Conveniently, the men they're looking for turn out to be heavily involved with the rogue army that's been dramatically escalating the number of Mobile Suits active in the world. Tresch and Fritz's plot for revenge is eventually swallowed up in a much larger struggle to try and stop this army from conquering the planet and instigating a reign of terror. Pretty typical RPG stuff, and also a pretty typical Gundam plot at the same time.

It gets interesting when it comes to the gameplay implications of the G-System. G-System locations are hidden throughout the world, and you can make new Mobile Suits and Mobile Suit parts by bringing certain items to it in sufficient quantity. Then you can visit various shops in settlements across the world and customize your robots with whatever parts you've found or bought, and you can see the look you've created both in battle and when moving on the world map. Parts are quite literally pieces of enemy robots and other designs, so you can turn the innocent GM and Zaku you start with into bizarre and powerful patchwork creations after just a few hours of gameplay. Later in the game you can begin creating Mobile Suit models that are outright more powerful, until you eventually acquire fantastically powerful Gundams for your party.

Adding parts isn't just an aesthetic experience in MS Saga, as each part reflects a trait of the original design. You can improve your GM's fighting power by giving it the shoulders of a Gouf, or its speed by adding the legs of a Rick Dom. You can also upgrade the all-around stats of each model, but only up to a certain upper limit. Chances are most players will find themselves abandoning the machines they start with for more effective models when they have the chance.

A lot of the rest of the game will be very familiar to veterans of Japanese RPG titles. You talk to people in towns, ransack their houses for useful one-use items, and need to amass "hacking tools" to unlock "protected" item boxes to get the really good loot. While you wander along the world map, you'll fight random battles with groups of roving enemy robots, and they'll sometimes drop useful items and parts after you've defeated them. You'll also explore deserted enemy bases and weird alien craft that serve as the game's dungeons, where you can find a lot of item boxes and fight particularly strong enemies. Winning battles amasses EXP for your pilots, which improves their stats and unlocks more of their special abilities. Your Mobile Suit doesn't gain EXP or level up by winning battles, but improving the pilot goes an amazingly long way toward making the machine more powerful.

The combat system is very simple but quite clever.

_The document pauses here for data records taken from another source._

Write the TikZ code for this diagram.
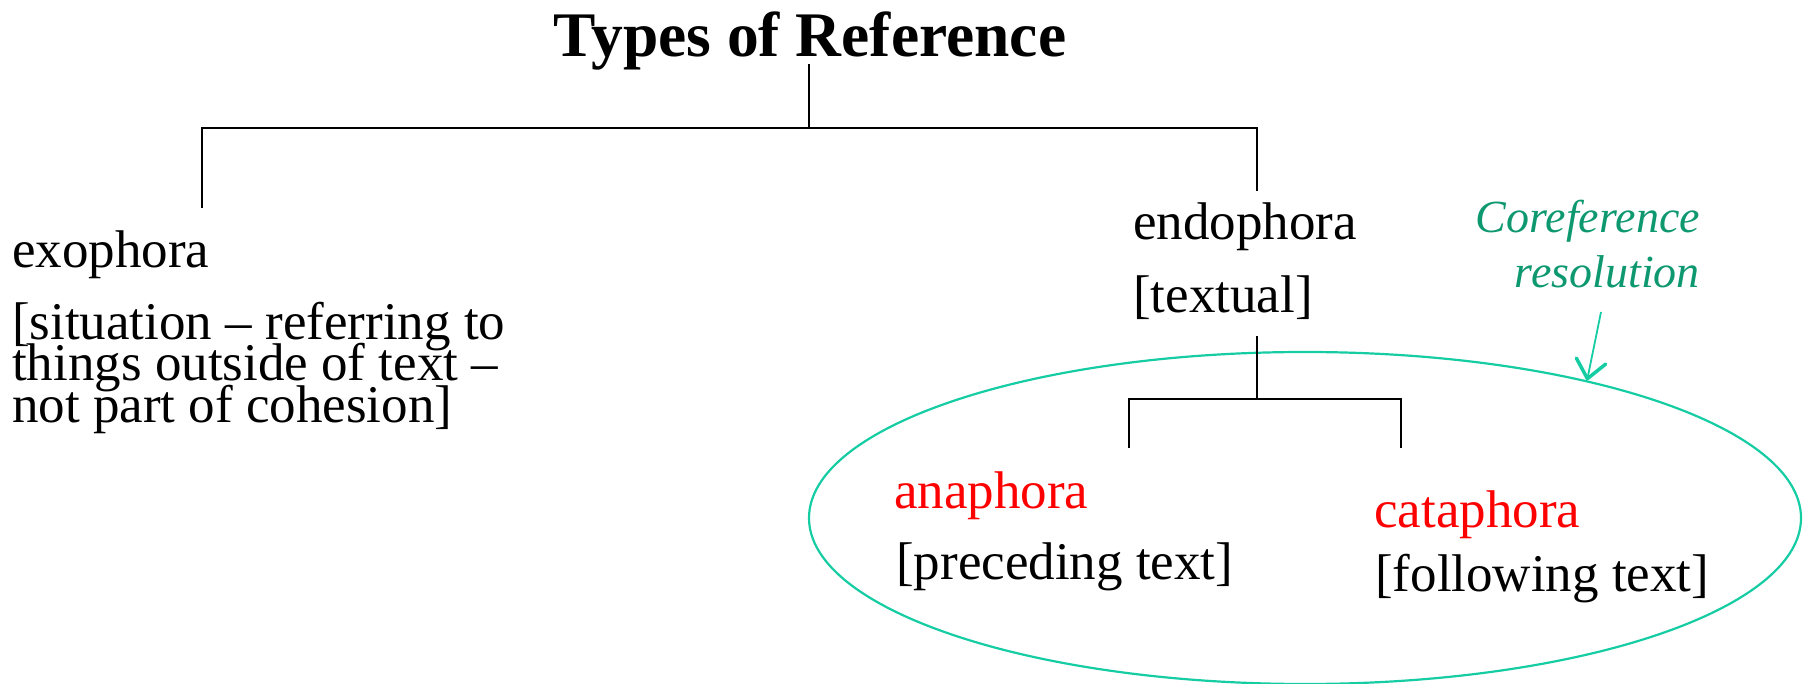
\documentclass[tikz,border=0pt]{standalone}
\usepackage{fontspec}
\setmainfont{Liberation Serif}
\usetikzlibrary{shapes.geometric,arrows.meta}
\definecolor{ringteal}{RGB}{22,204,163}
\definecolor{notegreen}{RGB}{14,152,112}
\definecolor{termred}{RGB}{255,0,0}
% fixed line pitch, even where brackets are tall
\newcommand\fixedpitch{\lineskiplimit=-100pt\relax\lineskip=0pt\relax}

\begin{document}
\begin{tikzpicture}[x=1pt,y=-1pt,
  branch/.style={draw=black, line width=2pt},
  termtext/.style={inner sep=0pt, anchor=base west,
                   font=\fontsize{53}{41.5}\selectfont\fixedpitch},
  redterm/.style={termtext, text=termred},
  ring/.style={ellipse, draw=ringteal, line width=2.2pt, inner sep=0pt,
               minimum width=992pt, minimum height=332pt},
  notetext/.style={inner sep=0pt, anchor=base east, align=right, text=notegreen,
                   font=\fontsize{46}{55}\selectfont\itshape},
  pointer/.style={draw=ringteal, line width=1.8pt,
                  -{Straight Barb[length=18pt,width=30pt,line width=3.5pt,round]}}]

\useasboundingbox (0,0) rectangle (1810,684);

% heading
\node[inner sep=0pt, anchor=base, font=\fontsize{63.5}{70}\selectfont\bfseries]
  (title) at (810,57) {Types of Reference};

% first level (multi-line nodes sit on the baseline of their last line)
\node[termtext] (exo) at (12,268) {exophora};
\node[termtext, align=left] (exodesc) at (12,422)
  {[situation -- referring to\\things outside of text --\\not part of cohesion]};
\node[termtext] (endo) at (1133,240) {endophora};
\node[termtext] (endodesc) at (1133,313) {[textual]};

% second level
\node[redterm] (ana) at (894,508) {anaphora};
\node[termtext] (anadesc) at (896,579) {[preceding text]};
\node[redterm] (cata) at (1374,527) {cataphora};
\node[termtext] (catadesc) at (1375,591) {[following text]};

% grouping ring and its note
\node[ring] (coref) at (1305,518) {};
\node[notetext] (note) at (1700,288) {Coreference\\resolution};

% junction points of the tree
\coordinate (top) at (809,128);
\coordinate (exoleg) at (202,208);
\coordinate (endoleg) at (1257,191);
\coordinate (sub) at (1257,399);
\coordinate (analeg) at (1129,448);
\coordinate (cataleg) at (1401,448);
\coordinate (notetail) at (1601,312);

% tree branches
\draw[branch] ([yshift=-7pt]title.base -| top) -- (top);
\draw[branch] (exoleg) -- (exoleg |- top) -- (endoleg |- top) -- (endoleg);
\draw[branch] ([yshift=-23pt]endodesc.base -| sub) -- (sub);
\draw[branch] (analeg) -- (analeg |- sub) -- (cataleg |- sub) -- (cataleg);

% note pointer
\draw[pointer] (notetail) -- (coref.26);
\end{tikzpicture}
\end{document}
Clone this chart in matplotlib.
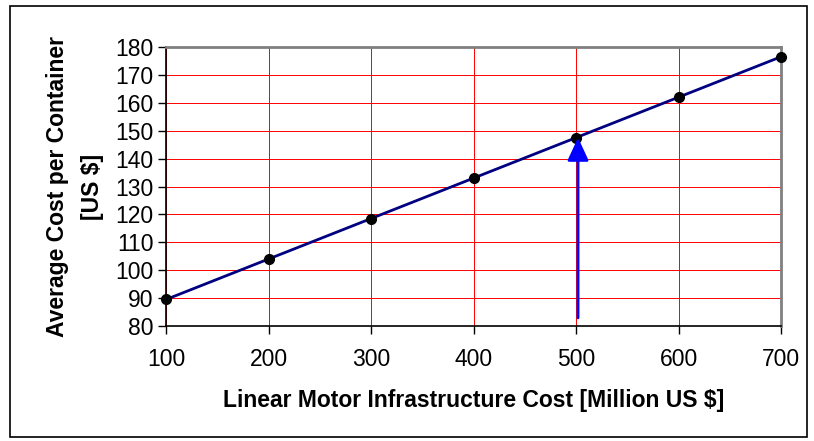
import matplotlib.pyplot as plt
from matplotlib.patches import Rectangle

# data
infra_cost = [100, 200, 300, 400, 500, 600, 700]
avg_cost = [89.5, 104, 118.5, 133, 147.5, 162, 176.5]
arrow_x = 502
arrow_from = 82.9
arrow_to = 147.5

plt.rcParams['font.family'] = ['Liberation Sans', 'DejaVu Sans']

fig = plt.figure(figsize=(8.14, 4.41), dpi=100)
ax = fig.add_axes([166 / 814, 1 - 326 / 441, 615 / 814, 279 / 441])

# frame around the whole chart
fig.patches.append(Rectangle((10 / 814, 4 / 441), 797 / 814, 431 / 441,
                             transform=fig.transFigure, fill=False,
                             edgecolor='black', linewidth=1.2))

ax.plot(infra_cost, avg_cost, color='#000080', linewidth=2, zorder=3)
ax.plot(infra_cost, avg_cost, 'o', color='black', markersize=7,
        clip_on=False, zorder=4)

ax.annotate('', xy=(arrow_x, arrow_to), xytext=(arrow_x, arrow_from),
            arrowprops=dict(arrowstyle='-|>,head_width=0.65,head_length=1.4',
                            color='#0000ff', linewidth=2,
                            shrinkA=0, shrinkB=0), zorder=5)

ax.set_xlim(100, 700)
ax.set_ylim(80, 180)
ax.set_xticks(infra_cost)
ax.set_yticks(range(80, 181, 10))
ax.grid(True, color='#ff0000', linewidth=0.7)
ax.set_axisbelow(True)

for s in ['top', 'right']:
    ax.spines[s].set_color('#808080')
    ax.spines[s].set_linewidth(2)
for s in ['left', 'bottom']:
    ax.spines[s].set_color('black')
    ax.spines[s].set_linewidth(1.2)

ax.tick_params(axis='both', direction='out', length=6, width=1,
               labelsize=16.5, colors='black')
ax.tick_params(axis='x', pad=10)
ax.tick_params(axis='y', pad=3)

ax.set_xlabel('Linear Motor Infrastructure Cost [Million US $]',
              fontsize=16.5, fontweight='bold', labelpad=13)
ax.set_ylabel('Average Cost per Container\n[US $]',
              fontsize=16.5, fontweight='bold', labelpad=8, linespacing=1.65)

fig.savefig('out.png', dpi=100)
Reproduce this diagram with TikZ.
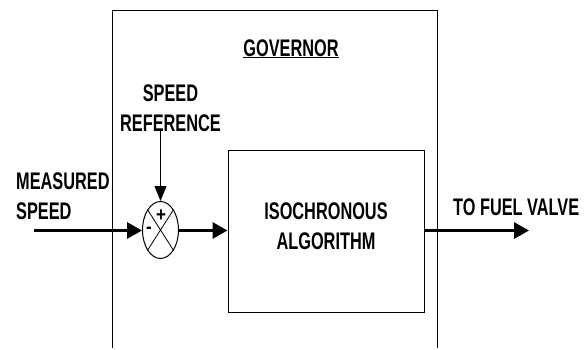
\documentclass[tikz,border=0pt]{standalone}
\usepackage{fontspec}
\newfontfamily\lab{Liberation Sans}[FakeStretch=0.68]
\newfontfamily\signfont{Liberation Sans}[FakeStretch=0.85]
\usetikzlibrary{arrows.meta,shapes.geometric}
\tikzset{
  thin line/.style={line width=1pt},
  thick arrow/.style={line width=3pt,-{Triangle[length=15pt,width=16pt]}},
  thin arrow/.style={line width=1pt,-{Triangle[length=15pt,width=12pt]}},
  label/.style={font=\lab\bfseries\fontsize{24}{30}\selectfont,inner sep=0pt},
  sign/.style={font=\signfont\bfseries\fontsize{20}{20}\selectfont,inner sep=0pt},
  block/.style={draw,line width=1pt,minimum width=196pt,minimum height=162pt,inner sep=0pt},
  summer/.style={draw,ellipse,line width=1pt,minimum width=36pt,minimum height=57pt,inner sep=0pt}
}
\begin{document}
\begin{tikzpicture}[x=1pt,y=-1pt]
\useasboundingbox (0,0) rectangle (584,349);
% governor box (open at bottom)
\draw[thin line] (112,348) -- (112,10) -- (437.5,10) -- (437.5,348);
\node[label,anchor=base] (gov) at (291,56) {\underline{GOVERNOR}};
% blocks
\node[block] (alg) at (326,231) {};
\node[label,align=center] (algtxt) at (326,226.6) {ISOCHRONOUS\\ALGORITHM};
\node[summer] (sum) at (160.5,230) {};
\draw[line width=0.8pt] (sum.north west) -- (sum.south east);
\draw[line width=0.8pt] (sum.north east) -- (sum.south west);
\node[sign] (plus) at (161,215.5) {+};
\node[sign] (minus) at (149,230) {-};
% labels
\node[label,align=center] (ref) at (170.5,108.6) {SPEED\\REFERENCE};
\node[label,align=left,anchor=west] (meas) at (16,196.6) {MEASURED\\SPEED};
\node[label,anchor=base west] (fuel) at (453,215) {TO FUEL VALVE};
% connectors
\coordinate (in) at (34,230.5);
\coordinate (refstart) at (160.5,131);
\coordinate (out) at (529,230.5);
\draw[thick arrow] (in) -- (sum.west|-in);
\draw[thin arrow] (refstart) -- (sum.north);
\draw[thick arrow] (sum.east|-in) -- (alg.west|-in);
\draw[thick arrow] (alg.east|-in) -- (out);
\end{tikzpicture}
\end{document}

Each robot has an EN value that represents how much EN it charges per turn; most Mobile Suits early on had a value of 2 and could charge to a maximum of 10. Taking offensive actions in battle consumes EN, while defensive actions or using a pilot's Techniques (spells, basically) won't deplete EN at all. You can also choose to do nothing for a round and hyper-boost your EN by an unusually large amount, although doing this leaves you unusually vulnerable to enemy attacks. When attacking, you can opt to use your Mobile Suit's equipped weapons, character-specific Boosts, or Techniques.

Equipped weapons come in two types, ranged and melee, and different characters tend to be more effective with one or the other type. Ranged attacks score multiple weak hits on an enemy, while melee attacks score a single powerful hit. Unless you carefully time a melee attack, then an enemy who survives will get to immediately counter-attack you at melee range. Each weapon has its own EN cost. Boosts are super-powerful moves that use your equipped weapons and consume extra EN to do tremendous damage, and show off a pretty attack animation. Techniques are usually abilities like buffs, debuffs, and healing spells, but a few characters have the ability to use their Techniques to do direct damage to enemies. Each use of Techniques consumes that character's TP, which can only be restored by staying at an Inn for the night. The upshot of this is that battles are short, brutal, and require quite a bit of strategy since you need to take what the enemy's about to do into account when picking your moves.

Music-wise the game is nothing special so far, but the light synth and electronic rock tunes are quite adequate. Our preview build was the original Japanese build, which had no voice acting, but Bandai has announced that the American version of the game will be almost fully voiced in English. Graphically MS Saga makes good use of the PS2 hardware but feels a little primitive next to Dragon Quest VIII; its look for the cut-scenes and human characters is comparable to the flat-shaded, carefully stylized CG used in Shin Megami Tensei: Nocturne.

The overworld map and battle sequences have similarly flat-shaded but have a much more colorful, natural look to them than the occasionally stiff character models. Each pilot character and enemy type brings a unique set of moves to their robot, and some Mobile Suit parts also get custom animations of their own. Moving around out of battle can be a bit more awkward right now, as all of the game's environments have static, pre-set camera angles. It feels like a step backward after similar games like DQ8 and Nocturne implemented total camera control via the left analog stick. If Bandai could add something like that into the American build, it'd be a very welcome addition.

Still, MS Saga is shaping up to be the best Gundam game yet to hit American shores, and arguably the only really good Gundam ever to be translated into English. It hits store shelves in February 2006, just in time for you to pick it up after you finish Dragon Quest VIII.